Tonight I was getting kinda pissed off at all the unconscious moustache-twirling I do. So when I saw this, I decided to shave. No pics because I'm a sock puppet. I also chopped a s$*@load of wood.

Anyway, I guess I'm on MSPA Reread 5.0: Wherein Fish Finally Begins to Understand Problem Sleuth now. I'm reading slowly to better empathise with the aforementioned person who is just starting. After I finished Problem Sleuth, I caught up on a few other webcomics, including Dresden Codak, which is the best-arted webcomic (aside from MSPA, of course) I've seen. It's only got about fifty comics, but it's been around for years. Link. If Archive Panic is your reason for avoiding webcomics, then I'd highly recommend this one. If you don't think you'd like webcomics, this may be your gateway drug. Then again, assuming you are the only one reading this any more, Dresden Codak is not really your style. Perhaps I should instead recommend this. No reason to archive!panic there. Then again, this is more closely linked to gaming. I daresay you've heard of Order of the Stick, which I won't deign to link. Here's my last-ditch attempt. Link (nsfw). If base offensiveness doesn't tempt you, I don't know what will.

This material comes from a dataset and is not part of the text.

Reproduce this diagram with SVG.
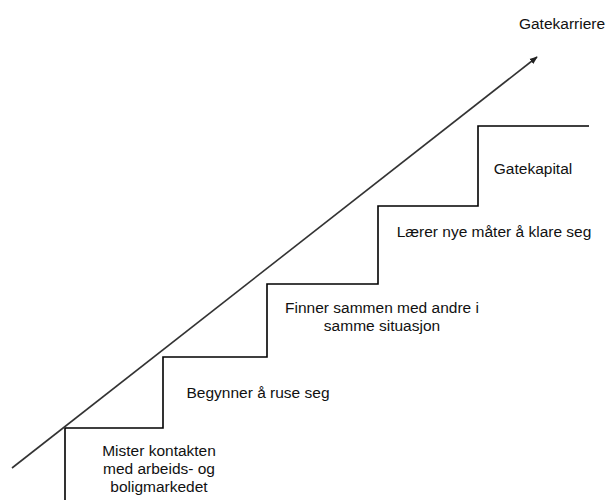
<svg xmlns="http://www.w3.org/2000/svg" width="608" height="500" viewBox="0 0 608 500">
<defs>
<style>
text{font-family:"Liberation Sans",Arial,sans-serif;font-size:15.5px;fill:#111;text-anchor:middle}
.stairs{fill:none;stroke:#000;stroke-width:1.6}
.axis{fill:none;stroke:#333;stroke-width:1.6}
</style>
<marker id="arr" viewBox="0 0 10 10" refX="9" refY="5" markerWidth="5" markerHeight="5" markerUnits="strokeWidth" orient="auto">
<path d="M0,1 L10,5 L0,9 Z" fill="#222"/>
</marker>
</defs>
<rect width="608" height="500" fill="#fff"/>
<g id="connectors">
<path class="stairs" d="M65,500 V428 H163 V357 H267 V284 H378 V206 H478 V126 H589"/>
<line class="axis" x1="12" y1="468" x2="537" y2="57" marker-end="url(#arr)"/>
</g>
<g id="gatekarriere"><text x="562" y="29">Gatekarriere</text></g>
<g id="gatekapital"><text x="533" y="174">Gatekapital</text></g>
<g id="laerer"><text x="494" y="237">Lærer nye måter å klare seg</text></g>
<g id="finner"><text x="382" y="313">Finner sammen med andre i</text><text x="382" y="331">samme situasjon</text></g>
<g id="begynner"><text x="258" y="398">Begynner å ruse seg</text></g>
<g id="mister"><text x="159" y="456">Mister kontakten</text><text x="159" y="474">med arbeids- og</text><text x="159" y="492">boligmarkedet</text></g>
</svg>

Come on, man! An archive binge is a terrible thing to fear. You just have to go at it the right way. I'm not even telling you to read MSPA now. I'm telling you, you're missing some prime entertainment. Webcomics are better than most TV shows, movies, and print comics, and a fair few give novels a run for their money.* WHEN the bosses stop being on your ass for overtime (i.e. sometime after Christmas????), you should check out a webcomic. Here is a handy thread.

*What? No, I don't see any personal bias there at all.

In other news, I've decided that telling people with no webcomic experience whatsoever to start Homestuck doesn't work very well. I'm gonna inculcate their asses with SCIENCE! I mean other webcomics. If I recommend the right stuff, it might work better.

In other news, I really like the decide/deicide typo.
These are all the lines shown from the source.